PPF (eg the PPF 7800).
Apparently the largest will be the 'Solvency' (buy out) Deficit.
We can speculate/estimate the 'scheme funding' deficit, but surely the Trustees have the actual unaudited number, instead of I believe quoting a 'solvency' measure for maximum impact!
However it's still clear (based on John's post above (European accounts)), CH2M need to address the funding deficits and come up with a compromise solution with the Trustees.
Please see the Analysis page on this the website for a definition of the different measures of deficit used.
The Press tends to headline the largest of these, but in fact it is the least likely to apply.
Received a response from HGL about the non publication of the valuations
Dear Clive
At the time of the 2011 valuation, HGL told the Trustee that, due to the state of its finances, it was not in a position to engage with the Trustee on the valuation for some time.

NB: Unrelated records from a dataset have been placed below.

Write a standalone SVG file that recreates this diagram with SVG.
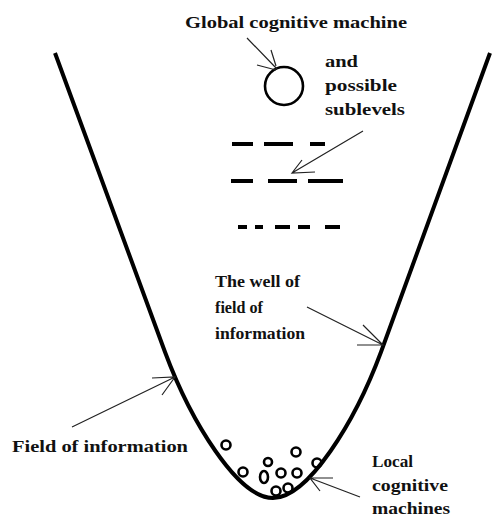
<svg xmlns="http://www.w3.org/2000/svg" width="497" height="518" viewBox="0 0 497 518">
<style>
text{font-family:"Liberation Serif","Times New Roman",serif;font-weight:bold;font-size:16.5px;fill:#111}
.well{fill:none;stroke:#000;stroke-width:4;stroke-linejoin:round}
.dash{stroke:#000;stroke-width:4}
.arr{fill:none;stroke:#222;stroke-width:1.2}
.c{fill:none;stroke:#000;stroke-width:2.6}
</style>
<rect width="497" height="518" fill="#fff"/>
<g id="well">
<path class="well" d="M55,53 L165,352 C191,422 238,498 273,498 C308,498 355,422 381,352 L490,53"/>
</g>
<g id="global-machine">
<text x="185" y="28" textLength="222" lengthAdjust="spacingAndGlyphs">Global cognitive machine</text>
<circle class="c" cx="284" cy="86" r="19" stroke-width="3.5"/>
</g>
<g id="sublevels">
<text x="325" y="67" textLength="33" lengthAdjust="spacingAndGlyphs">and</text>
<text x="325" y="91" textLength="72" lengthAdjust="spacingAndGlyphs">possible</text>
<text x="325" y="115" textLength="80" lengthAdjust="spacingAndGlyphs">sublevels</text>
<path class="dash" d="M232,144H253M264,144H293M310,144H325"/>
<path class="dash" d="M231,181H253M268,181H297M308,181H343"/>
<path class="dash" d="M238,227H247M255,227H263M275,227H290M298,227H310M325,227H340"/>
</g>
<g id="well-label">
<text x="215" y="287" textLength="85" lengthAdjust="spacingAndGlyphs">The well of</text>
<text x="215" y="313" textLength="48" lengthAdjust="spacingAndGlyphs">field of</text>
<text x="215" y="339" textLength="90" lengthAdjust="spacingAndGlyphs">information</text>
</g>
<g id="field-label">
<text x="12" y="452" textLength="176" lengthAdjust="spacingAndGlyphs">Field of information</text>
</g>
<g id="local-machines">
<circle class="c" cx="226" cy="445" r="4.5"/>
<circle class="c" cx="296" cy="452" r="4.5"/>
<circle class="c" cx="268" cy="462" r="4"/>
<circle class="c" cx="243" cy="472" r="4.5"/>
<ellipse class="c" cx="264" cy="477" rx="4" ry="6"/>
<circle class="c" cx="281" cy="473" r="4.5"/>
<circle class="c" cx="297" cy="473" r="4.5"/>
<circle class="c" cx="317" cy="463" r="4.5"/>
<circle class="c" cx="276" cy="491" r="4.5"/>
<circle class="c" cx="288" cy="488" r="4.5"/>
<text x="372" y="467" textLength="41" lengthAdjust="spacingAndGlyphs">Local</text>
<text x="372" y="491" textLength="76" lengthAdjust="spacingAndGlyphs">cognitive</text>
<text x="372" y="514" textLength="78" lengthAdjust="spacingAndGlyphs">machines</text>
</g>
<g id="connectors">
<path class="arr" d="M247,38L277,69M271,50L276,66M257,65L276,70"/>
<path class="arr" d="M363,131L292,173M302,160L292,173L315,172"/>
<path class="arr" d="M307,307L383,345M363,325L383,345L357,345"/>
<path class="arr" d="M72,427L175,377M152,378L175,377L162,395"/>
<path class="arr" d="M360,497L310,478M333,478L310,478L320,491"/>
</g>
</svg>
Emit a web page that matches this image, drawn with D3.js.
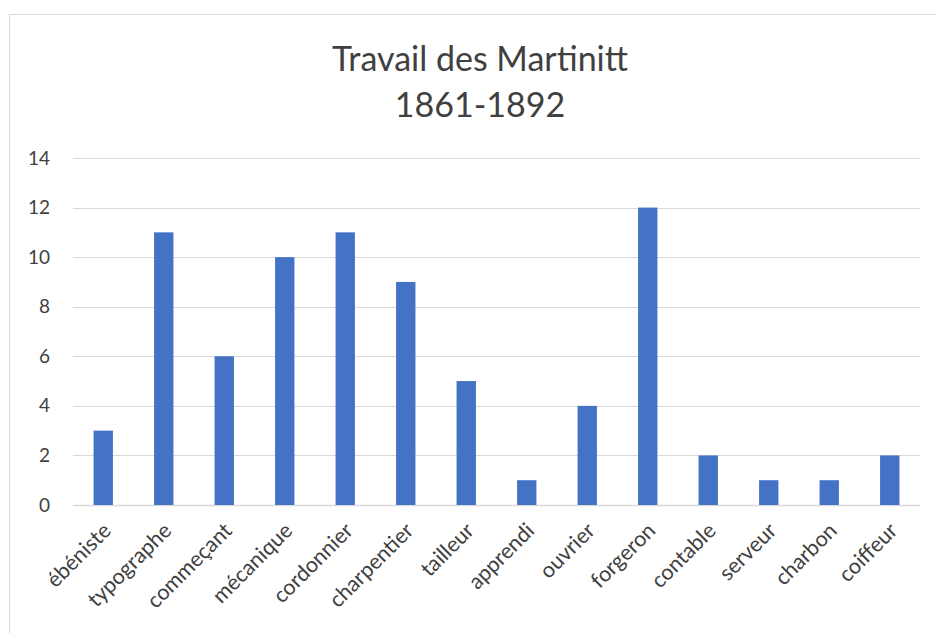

It became clear in early 2013 that the valuation would not be agreed within the required 15 month window and the Trustee informed the Regulator that it was unable to reach agreement with HGL.
By August 2013 it had become clear that there was no prospect of agreeing a normal valuation, and this has remained the position since then. The Trustee is not able to conclude actuarial valuations unilaterally, and although the Regulator has certain powers that it can exercise where an actuarial valuation is not agreed within the specified period, it did not seek to exercise those powers in relation to the HPS. Given the offer that has now been made to members, actuarial valuations for the HPS as at 2011 and 2014 will not now be concluded.
However, throughout this period, HGL has continued to pay the contributions required by the recovery plan which was agreed as part of the 2008 valuation.
Regards
So there is no prospect of any further information about how badly funded the pension is
Just to let you know that I was told over the phone today that a fact sheet with FAQs is currently being prepared by the Pensions Team which addresses many of the concerns expressed here and will be sent out probably by the end of the day.
I was told that even if you transferred from HPS to HPS2 (?) and for any reason somewhere down the line HPS2 (?) were to go to PPF, you would not be worse off than going straight from HPS to PPF. I hope the fact sheet explains this more clearly.
I was also told that the Transfer Out from HPS2 will be on better terms than from HPS as HPS2 will be better funded. Currently the transfer out value is 53% of a fully funded scheme.
Apparently, at the moment there is no prospect of getting a current deferred pension statement (value in 2016) but there are plans to prepare such statements after the transfers have taken place to the new scheme by the end of the year.
Quote from: meelit on June 10, 2016, 10:39:01 AM
I was also told that the Transfer Out from HPS2 will be on better terms than from HPS as HPS2 will be better funded. Currently the transfer out value is 53% of a fully funded scheme.
If the transfer out value is close to 90% I think it would be very attractive prospect and someone more cynical than I might wonder if CH2M would welcome such a view.
It would be interesting to know if 53% of current future benefits is actually a higher or lower cash value than the 90% of the new schemes future (reduced) benefit. That would give an idea of what is being lost in the move HPS to HPS2, even if a little higher I doubt it would be that 'attractive' though still better than the alternative PPF.